I have deep seeded psychological issues.
The history of my life is more like a pamphlet on how not to do stuff. I have never achieved greatness in anything I have done; the closest to greatness I have come is in my soccer career, but I never received proper coaching, and despite being described by many as a prodigy of the sport, I never blossomed into what I could have become, and quit the sport when I could have finally had a chance to reach my potential.
Maybe that is my problem. I lack the abilities to reach the next stage of development in the human psyche. Does it require abilities? Does growing up require skill? I have no skills. None that I know of. All my life I have never really DONE anything. I have never developed hobbies for longer than a month. I cannot decide what I want to do with my life.

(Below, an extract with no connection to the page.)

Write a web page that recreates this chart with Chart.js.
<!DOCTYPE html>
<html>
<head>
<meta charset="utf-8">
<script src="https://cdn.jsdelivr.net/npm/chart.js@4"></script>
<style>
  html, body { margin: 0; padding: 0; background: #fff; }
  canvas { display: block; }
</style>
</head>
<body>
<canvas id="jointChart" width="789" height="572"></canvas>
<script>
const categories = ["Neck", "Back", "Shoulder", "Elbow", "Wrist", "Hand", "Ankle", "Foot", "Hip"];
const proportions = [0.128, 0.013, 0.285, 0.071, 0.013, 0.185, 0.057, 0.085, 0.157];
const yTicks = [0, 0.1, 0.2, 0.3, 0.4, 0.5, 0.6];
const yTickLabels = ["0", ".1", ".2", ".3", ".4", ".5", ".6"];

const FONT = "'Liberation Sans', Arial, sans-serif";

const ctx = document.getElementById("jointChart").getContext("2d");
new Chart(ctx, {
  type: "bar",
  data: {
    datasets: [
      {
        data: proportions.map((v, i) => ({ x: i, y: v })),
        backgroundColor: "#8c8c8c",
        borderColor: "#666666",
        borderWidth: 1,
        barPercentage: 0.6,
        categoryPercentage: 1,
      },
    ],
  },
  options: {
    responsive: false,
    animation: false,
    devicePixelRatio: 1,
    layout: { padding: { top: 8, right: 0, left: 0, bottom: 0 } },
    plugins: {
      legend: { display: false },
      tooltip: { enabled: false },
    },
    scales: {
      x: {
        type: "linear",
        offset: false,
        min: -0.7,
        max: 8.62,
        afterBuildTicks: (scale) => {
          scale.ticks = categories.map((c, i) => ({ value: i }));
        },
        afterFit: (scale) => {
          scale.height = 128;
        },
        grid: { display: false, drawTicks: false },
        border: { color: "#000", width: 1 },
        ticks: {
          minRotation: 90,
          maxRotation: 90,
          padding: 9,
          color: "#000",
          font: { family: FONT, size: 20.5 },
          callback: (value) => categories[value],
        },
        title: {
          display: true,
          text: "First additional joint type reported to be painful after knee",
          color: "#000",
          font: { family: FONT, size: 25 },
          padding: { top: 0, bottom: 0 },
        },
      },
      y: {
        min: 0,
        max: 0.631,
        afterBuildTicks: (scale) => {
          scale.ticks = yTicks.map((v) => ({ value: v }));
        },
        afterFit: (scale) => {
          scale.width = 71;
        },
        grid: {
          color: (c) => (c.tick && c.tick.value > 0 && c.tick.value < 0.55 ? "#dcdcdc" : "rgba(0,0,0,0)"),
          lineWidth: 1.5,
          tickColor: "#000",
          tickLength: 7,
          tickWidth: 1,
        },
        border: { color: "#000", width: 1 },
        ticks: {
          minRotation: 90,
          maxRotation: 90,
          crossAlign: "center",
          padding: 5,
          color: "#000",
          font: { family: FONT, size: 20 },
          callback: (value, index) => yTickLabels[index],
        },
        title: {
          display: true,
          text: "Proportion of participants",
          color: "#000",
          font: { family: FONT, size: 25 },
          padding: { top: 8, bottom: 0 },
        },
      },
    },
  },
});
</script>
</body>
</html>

I guess I could place some blame on growing up with ADHD in the age when prescribing Ritalin to kids was considered trendy. I guess it was third grade when I was formally diagnosed. Medication never helped much. I was on a new pill every 6 months or so because the medication stopped being effective and I needed something stronger. This is probably what led to my current state of mind. Right when I got onto a pill it was great! I could concentrate! I could grow!

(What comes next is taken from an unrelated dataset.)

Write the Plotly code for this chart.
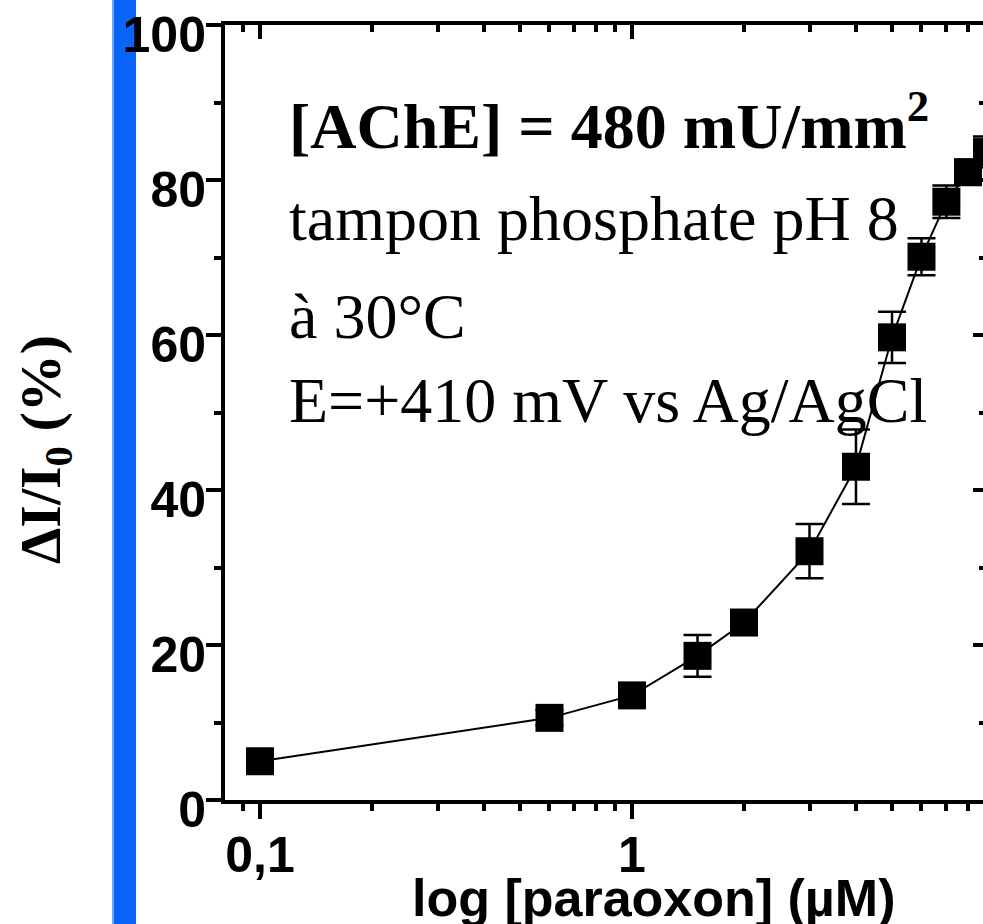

But then WHAM! It stopped working. Things went back to the way they were, and I couldn't focus on anything again until the new pills kicked in. This was the way things were for me. I couldn't do anything about it. Everything was out of my control. I was even living in my older sister's shadow. Little Ms. Perfect. That was discouraging, because I couldn't keep up with her no matter how hard I tried. (Hell, she could read books by herself almost as soon as she could talk. How am I supposed to keep up with that??)
It was in middle school that I started noticing that I could avoid minor projects, a homework here and there, warm-ups, etc. and still get good grades. I could abuse the system and the system would accept it because I was smart. With my fluxuations in medicated efficiency, the abuse was fully justified. "Why didn't you do your homework?" my mother would ask. "Well I sat down to try it, but I ended up doing something else. My medicine must be wearing off again," I would reply, fully confident that that was what happened anyway.

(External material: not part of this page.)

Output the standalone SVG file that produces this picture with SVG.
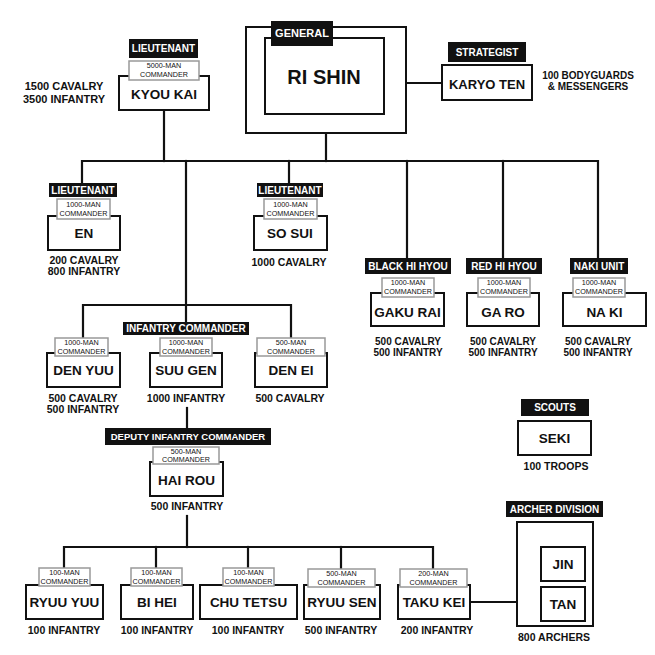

This self-destructive trend of mine continued into High School, where it deepened into more of a psychological issue. By senior year, I was only doing enough to get into the college of my choice. Barely. I got into college with no scholarships, in a major that had the lowest minimum GPA requirement, and lost whatever little motivation to do things I had left.
So now I sit here. Back in my dorm from Spring Break. Back early because I have two midterms due once classes start up again. Back early to do work.
But I can't.
I have no motivation to lift a finger in such a way that would lead to productivity. One of my midterms is to do an outline. I have the organizational skills of a goldfish. The outline cannot be completed. The other midterm is a film analysis. Oh goodie! I get to watch a movie for a midterm! Well. I don't see it as such. I see it as work, and therefore it will not be completed. The movie is Red River, a John Wayne classic directed by the great Howard Hawks. I enjoyed the film so much when I watched it in class that I bought it the very next day. Despite this, I cannot bring myself to watch the film. I have no motivation to do so.
So I lack motivation. I have a crippling inability to become motivated. And I believe this problem to be psychological in nature. Medicine helps me concentrate, but does not help me get motivated.
I just needed to get it out. Now I have to do something about it. But, even for that... I'm not motivated enough to do anything.